§ **WRITTEN REQUEST**
Leave out the pictures and retype only the lines from the opening line to the line that holds "var dotR = 20;", both ends included.

>> Start RECORDS SUPPLIED

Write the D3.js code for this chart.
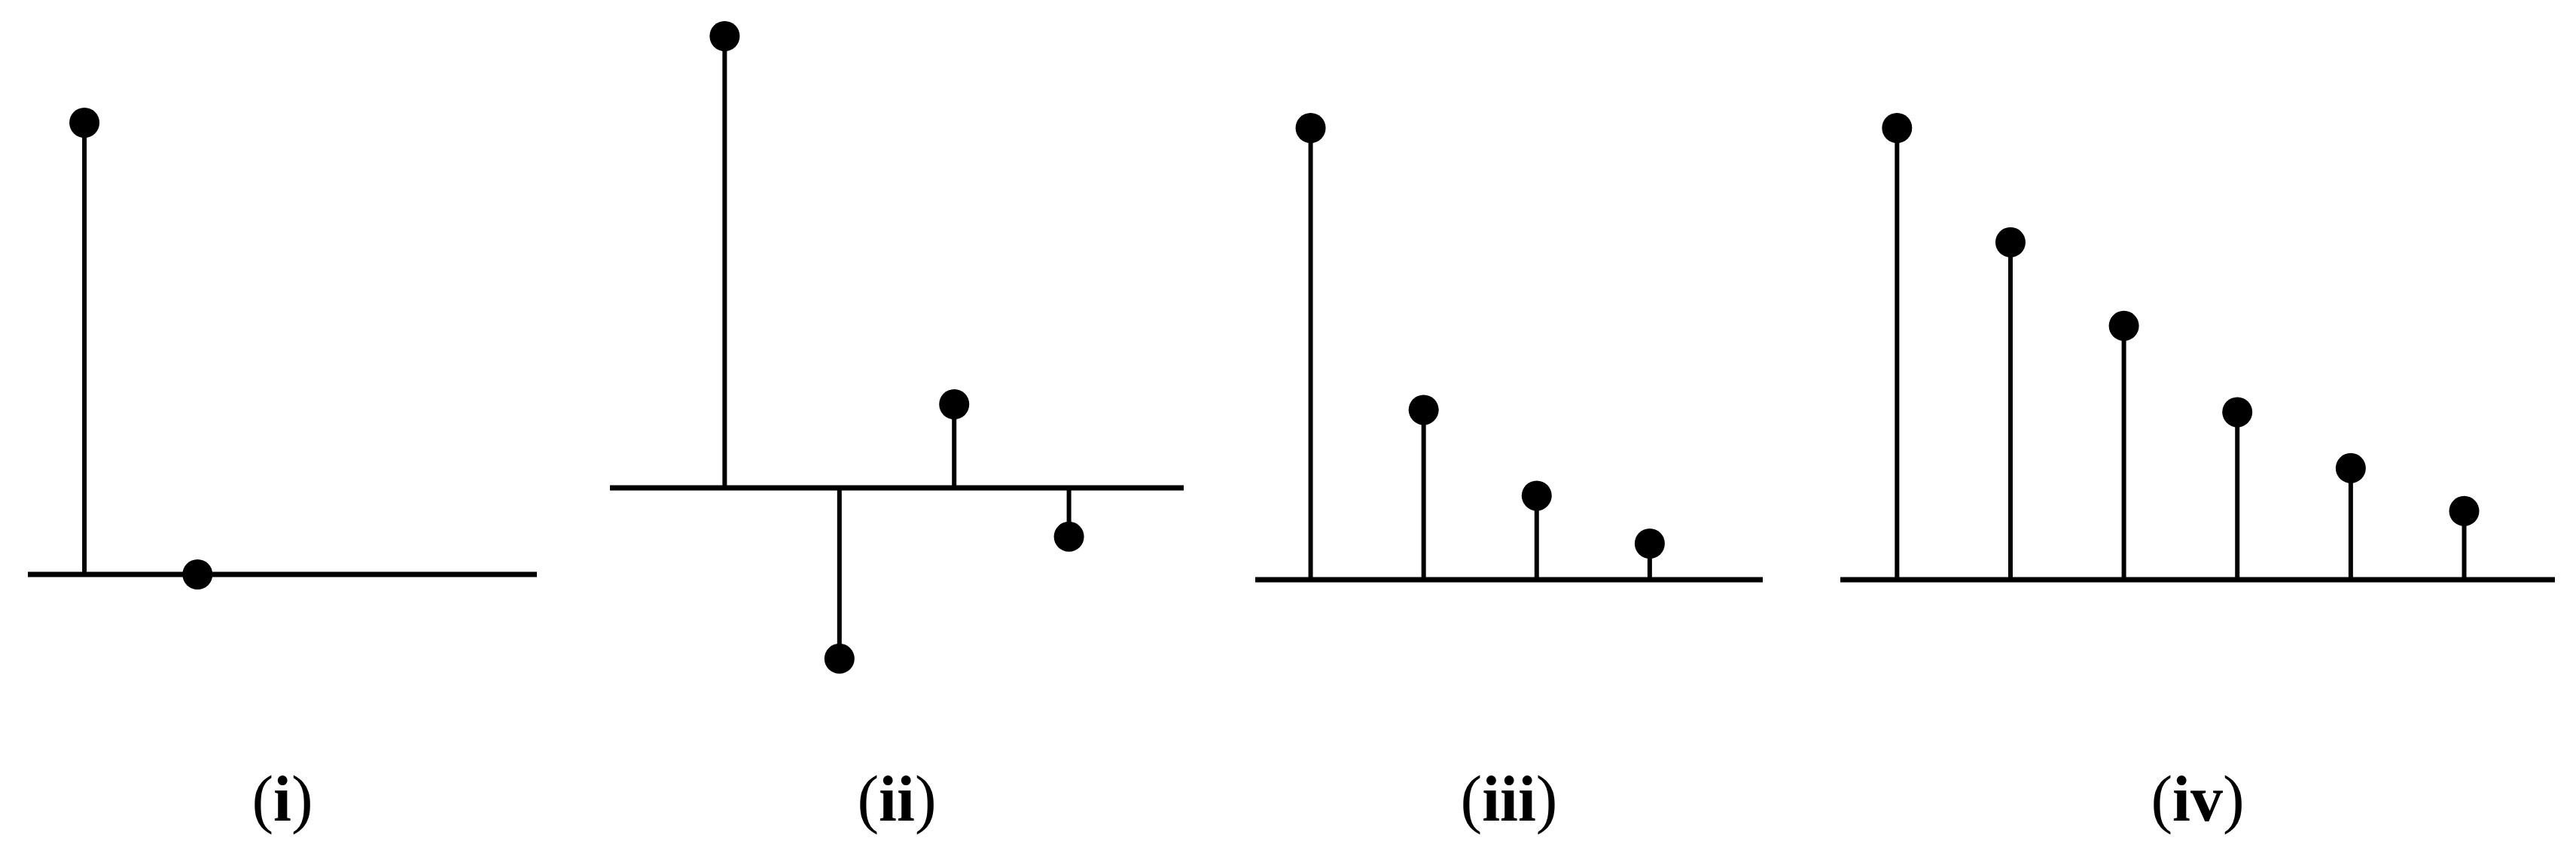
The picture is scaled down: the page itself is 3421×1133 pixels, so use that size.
<!DOCTYPE html>
<html>
<head>
<meta charset="utf-8">
<script src="https://d3js.org/d3.v7.min.js"></script>
<style>
  body { margin: 0; background: #fff; }
  .label { font-family: "Liberation Serif", "DejaVu Serif", serif; }
</style>
</head>
<body>
<script>
// sample values for each stem plot (index n = 0, 1, 2, ...)
var valuesI   = [1, 0];
var valuesII  = [1, -0.378, 0.185, -0.108];
var valuesIII = [1, 0.376, 0.186, 0.080];
var valuesIV  = [1, 0.747, 0.562, 0.371, 0.247, 0.152];

var panelLabels = ["i", "ii", "iii", "iv"];

var W = 3421, H = 1133;
var stemHeight = 600;
var dotR = 20;

// layout for each panel: axis extent in px, index domain, baseline
var panels = [
  {values: valuesI,   x0: 37,   x1: 713,  dom: [-0.5, 4],   base: 763},
  {values: valuesII,  x0: 810,  x1: 1572, dom: [-1, 4],     base: 648},
  {values: valuesIII, x0: 1667, x1: 2341, dom: [-0.49, 4],  base: 770},
  {values: valuesIV,  x0: 2444, x1: 3393, dom: [-0.5, 5.8], base: 770}
];

var svg = d3.select("body")
  .append("svg")
    .attr("width", W)
    .attr("height", H);

panels.forEach(function(p, k) {
  var x = d3.scaleLinear().domain(p.dom).range([p.x0, p.x1]);
  var y = d3.scaleLinear().domain([0, 1]).range([p.base, p.base - stemHeight]);

  var g = svg.append("g").attr("class", "panel");

  // baseline
  g.append("line")
    .attr("x1", x(p.dom[0]))
    .attr("x2", x(p.dom[1]))
    .attr("y1", y(0))
    .attr("y2", y(0))
    .attr("stroke", "#000")
    .attr("stroke-width", 7);

  // stems
  g.selectAll("line.stem")
    .data(p.values)
    .enter()
      .append("line")
        .attr("class", "stem")
        .attr("x1", function(d, i) { return x(i); })
        .attr("x2", function(d, i) { return x(i); })
        .attr("y1", y(0))
        .attr("y2", function(d) { return y(d); })
        .attr("stroke", "#000")
        .attr("stroke-width", 6);

  // dots
  g.selectAll("circle")
    .data(p.values)
    .enter()
      .append("circle")
        .attr("cx", function(d, i) { return x(i); })
        .attr("cy", function(d) { return y(d); })
        .attr("r", dotR)
        .attr("fill", "#000");

  // panel label, roman numeral in bold
  var t = g.append("text")
    .attr("class", "label")
    .attr("x", (p.x0 + p.x1) / 2)
    .attr("y", 1090)
    .attr("text-anchor", "middle")
    .attr("font-size", 86)
    .attr("fill", "#000");
  t.append("tspan").text("(");
  t.append("tspan").attr("font-weight", "bold").text(panelLabels[k]);
  t.append("tspan").text(")");
});
</script>
</body>
</html>
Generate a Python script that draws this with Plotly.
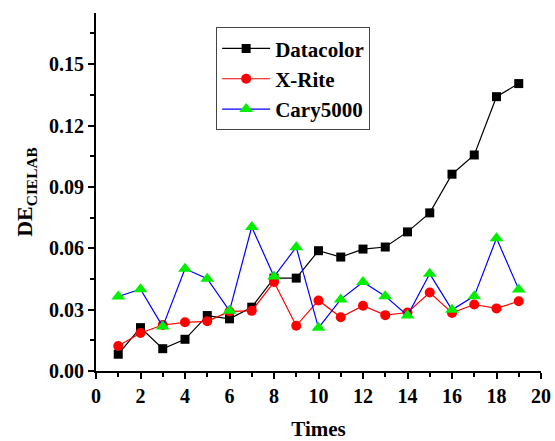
import plotly.graph_objects as go

times = list(range(1, 20))
datacolor = [0.0082, 0.0212, 0.0109, 0.0155, 0.0271, 0.0255, 0.0312, 0.0454, 0.0454, 0.0588,
             0.0557, 0.0596, 0.0606, 0.0680, 0.0773, 0.0962, 0.1056, 0.1341, 0.1405]
xrite = [0.0122, 0.0186, 0.0225, 0.0238, 0.0243, 0.0291, 0.0294, 0.0435, 0.0221, 0.0345,
         0.0263, 0.0319, 0.0273, 0.0286, 0.0384, 0.0284, 0.0325, 0.0306, 0.0341]
cary5000 = [0.0364, 0.0400, 0.0217, 0.0500, 0.0451, 0.0294, 0.0704, 0.0462, 0.0605, 0.0211,
            0.0350, 0.0435, 0.0366, 0.0271, 0.0475, 0.0299, 0.0366, 0.0649, 0.0399]

FONT = "Liberation Serif"

fig = go.Figure()
fig.add_trace(go.Scatter(x=times, y=datacolor, name="<b>Datacolor</b>", mode="lines+markers",
                         line=dict(color="black", width=1.2),
                         marker=dict(symbol="square", size=9, color="black")))
fig.add_trace(go.Scatter(x=times, y=xrite, name="<b>X-Rite</b>", mode="lines+markers",
                         line=dict(color="red", width=1.2),
                         marker=dict(symbol="circle", size=10, color="red")))
fig.add_trace(go.Scatter(x=times, y=cary5000, name="<b>Cary5000</b>", mode="lines+markers",
                         line=dict(color="blue", width=1.2),
                         marker=dict(symbol="triangle-up", size=12, color="#00ee00")))

axis_common = dict(showline=True, linecolor="black", linewidth=2, ticks="outside",
                   tickwidth=2, ticklen=6, tickcolor="black", showgrid=False, zeroline=False,
                   automargin=False, tickprefix="<b>", ticksuffix="</b>",
                   tickfont=dict(family=FONT, size=20, color="black"))

fig.update_xaxes(range=[0, 20], dtick=2, tick0=0,
                 minor=dict(ticks="outside", dtick=1, ticklen=4, tickwidth=2, tickcolor="black"),
                 title=dict(text="<b>Times</b>", font=dict(family=FONT, size=21, color="black"),
                            standoff=18),
                 **axis_common)
fig.update_yaxes(range=[0, 0.175], dtick=0.03, tick0=0, tickformat=".2f",
                 minor=dict(ticks="outside", dtick=0.015, ticklen=4, tickwidth=2, tickcolor="black"),
                 title=dict(text="<b>DE<sub>CIELAB</sub></b>", font=dict(family=FONT, size=22, color="black"),
                            standoff=10),
                 **axis_common)

fig.update_layout(
    width=555, height=441,
    margin=dict(l=96, r=14, t=13, b=70, autoexpand=False),
    paper_bgcolor="white", plot_bgcolor="white",
    font=dict(family=FONT, color="black"),
    legend=dict(x=0.27, y=0.96, xanchor="left", yanchor="top",
                bordercolor="#444", borderwidth=1, bgcolor="white",
                font=dict(family=FONT, size=21, color="black"),
                itemwidth=48, tracegroupgap=0),
    showlegend=True,
)

fig.write_html("out.html", config={"displayModeBar": False},
               post_script="document.body.style.margin='0';document.body.style.padding='0';")
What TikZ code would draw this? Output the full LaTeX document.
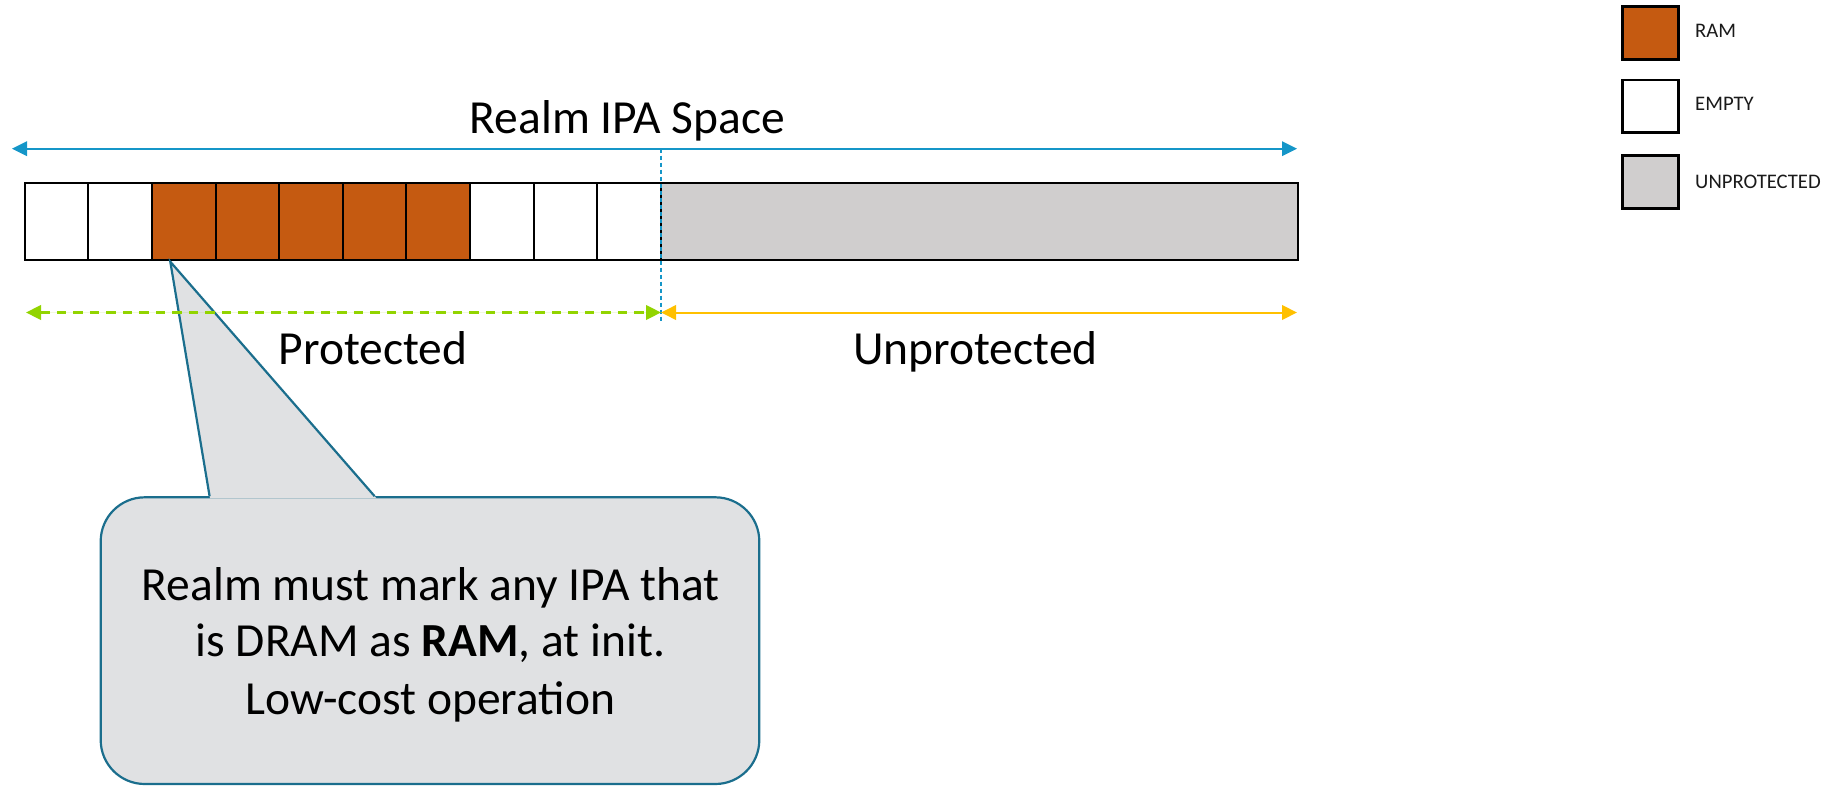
\documentclass[tikz,border=0pt]{standalone}
\usepackage{fontspec}
\setmainfont{Carlito}
\usetikzlibrary{arrows.meta}

\definecolor{ramfill}{HTML}{C55A11}
\definecolor{unprotfill}{HTML}{D0CECE}
\definecolor{notefill}{HTML}{E0E1E3}
\definecolor{noteline}{HTML}{1B6E8D}
\definecolor{spaceblue}{HTML}{1596C8}
\definecolor{protgreen}{HTML}{92D400}
\definecolor{unprotyellow}{HTML}{FFC000}
\definecolor{keytext}{HTML}{1A1A1A}

\tikzset{ipatip/.tip={Triangle[length=15pt,width=14.5pt]}}

\begin{document}
\begin{tikzpicture}[x=1pt,y=-1pt,
  cell/.style={draw=black, line width=2pt, minimum width=63.6pt,
               minimum height=77pt, inner sep=0pt},
  ramcell/.style={cell, fill=ramfill},
  emptycell/.style={cell, fill=white},
  unprotcell/.style={cell, fill=unprotfill, minimum width=636.7pt},
  spacearrow/.style={draw=spaceblue, line width=2pt, ipatip-ipatip},
  protarrow/.style={draw=protgreen, fill=protgreen, line width=2.3pt,
                    dash pattern=on 9.5pt off 7pt, ipatip-ipatip},
  unprotarrow/.style={draw=unprotyellow, fill=unprotyellow, line width=2pt, ipatip-ipatip},
  divider/.style={draw=spaceblue, line width=1.3pt, dash pattern=on 4pt off 3pt},
  bigtext/.style={font=\fontsize{47.5}{57}\selectfont, inner sep=0pt, text=black},
  note/.style={draw=noteline, fill=notefill, line width=2.2pt,
               rounded corners=44pt, minimum width=658.6pt,
               minimum height=286.7pt, inner sep=0pt},
  keybox/.style={draw=black, line width=2.7pt, minimum width=55.6pt,
                 minimum height=52.6pt, inner sep=0pt},
  keytext/.style={font=\fontsize{20.7}{24.8}\selectfont, inner sep=0pt,
                  text=keytext, anchor=base west}
]
\useasboundingbox (0,0) rectangle (1843,786);

% IPA space: ten granules, then the unprotected half
\foreach \i/\kind in {1/emptycell,2/emptycell,3/ramcell,4/ramcell,5/ramcell,
                      6/ramcell,7/ramcell,8/emptycell,9/emptycell,10/emptycell}
  \node[\kind] (c\i) at ({24.7+63.6*(\i-0.5)},221.2) {};
\node[unprotcell] (u) at (979.35,221.2) {};

% span arrows and the protected / unprotected split
\coordinate (spaceL) at (12,148.7);
\coordinate (spaceR) at (1297,148.7);
\coordinate (splitTop) at (661,148.7);
\coordinate (splitBot) at (661,323);
\coordinate (protL) at (26,312.5);
\coordinate (split) at (661,312.5);
\coordinate (unprotR) at (1297,312.5);

\draw[spacearrow] (spaceL) -- (spaceR);
\draw[divider] (splitTop) -- (splitBot);

% callout box with its pointer to the first RAM granule
\node[note] (note) at (430,640.65) {};
\coordinate (ptr) at ([xshift=19.4pt,yshift=-1pt]c3.south west);
\coordinate (ptrL) at ([xshift=110pt]note.north west);
\coordinate (ptrR) at ([xshift=275pt]note.north west);
\fill[notefill] (ptr) -- ([xshift=110.4pt,yshift=-2.2pt]note.north west)
  -- ([xshift=276.9pt,yshift=-2.2pt]note.north west) -- cycle;
\draw[draw=noteline, line width=2.2pt, line join=miter] (ptrL) -- (ptr) -- (ptrR);

\draw[protarrow] (protL) -- (split);
\draw[unprotarrow] (split) -- (unprotR);

% labels
\node[bigtext, anchor=base] (title) at (627.5,133.3) {Realm IPA Space};
\node[bigtext, anchor=base] (protlabel) at (373,364) {Protected};
\node[bigtext, anchor=base] (unprotlabel) at (975.5,364) {Unprotected};

\node[bigtext, anchor=base] (note1) at (430.5,600.7) {Realm must mark any IPA that};
\node[bigtext, anchor=base] (note2) at (430.5,656.7) {is DRAM as \textbf{RAM}, at init.};
\node[bigtext, anchor=base] (note3) at (430.5,714) {Low-cost operation};

% key
\node[keybox, fill=ramfill] (kram) at (1650.5,33) {};
\node[keybox, fill=white] (kempty) at (1650.5,106.3) {};
\node[keybox, fill=unprotfill] (kunprot) at (1650.5,182) {};
\node[keytext] (lram) at (1695,37.3) {RAM};
\node[keytext] (lempty) at (1695,110.7) {EMPTY};
\node[keytext] (lunprot) at (1695,188.3) {UNPROTECTED};
\end{tikzpicture}
\end{document}
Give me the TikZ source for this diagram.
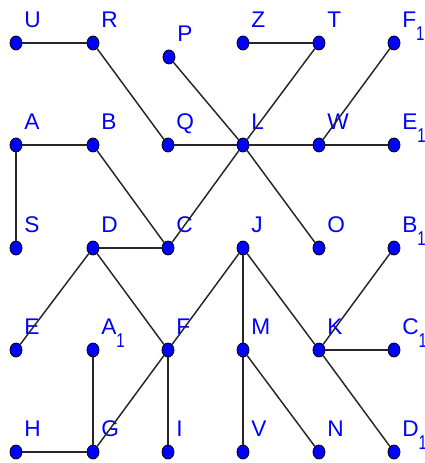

>> End RECORDS SUPPLIED

§ **IN RESPONSE**
Write the D3.js code for this chart.
The picture is scaled down: the page itself is 3421×1133 pixels, so use that size.
<!DOCTYPE html>
<html>
<head>
<meta charset="utf-8">
<script src="https://d3js.org/d3.v7.min.js"></script>
<style>
  body { margin: 0; background: #fff; }
  .label { font-family: "Liberation Serif", "DejaVu Serif", serif; }
</style>
</head>
<body>
<script>
// sample values for each stem plot (index n = 0, 1, 2, ...)
var valuesI   = [1, 0];
var valuesII  = [1, -0.378, 0.185, -0.108];
var valuesIII = [1, 0.376, 0.186, 0.080];
var valuesIV  = [1, 0.747, 0.562, 0.371, 0.247, 0.152];

var panelLabels = ["i", "ii", "iii", "iv"];

var W = 3421, H = 1133;
var stemHeight = 600;
var dotR = 20;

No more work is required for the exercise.